"APRIL is the cruellest month, breeding
Lilacs out of the dead land, mixing
Memory and desire, stirring
Dull roots with spring rain.
Winter kept us warm, covering
Earth in forgetful snow, feeding
A little life with dried tubers.
Summer surprised us, coming over the Starnbergersee
With a shower of rain; we stopped in the colonnade,
And went on in sunlight, into the Hofgarten,
And drank coffee, and talked for an hour.
Bin gar keine Russin, stamm' aus Litauen, echt deutsch.
And when we were children, staying at the archduke's,
My cousin's, he took me out on a sled,
And I was frightened. He said, Marie,
Marie, hold on tight. And down we went.
In the mountains, there you feel free.
I read, much of the night, and go south in the winter..."
It's May day....or is that mayday? It seems like more of the the latter.
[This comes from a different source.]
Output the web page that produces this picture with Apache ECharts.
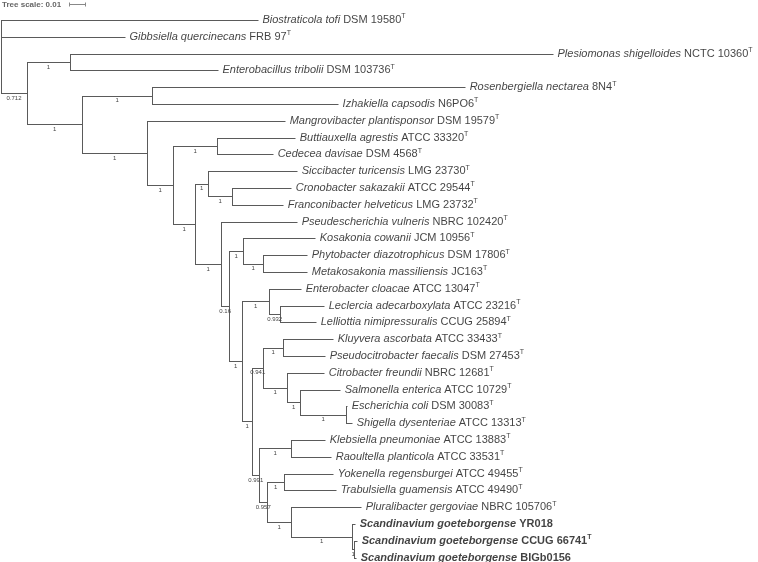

Anyway, I can't help but think of this passing April without thinking of dear old T.S.'s famous first line. It rings true right about now.
It's actually one of my favorite poems.
Once upon a time in a speech and "acting" class I took as an undergrad (a requirement bizarrely enough) I choose this poem (the first 70 odd lines, that is) to memorize and deliver in front of an audience.
Amazingly, I did fairly well, considering my complete inability to memorize anything. You should have heard me rumbling over that German...but I got through it just the same.
There's a metaphor in there somewhere, I know.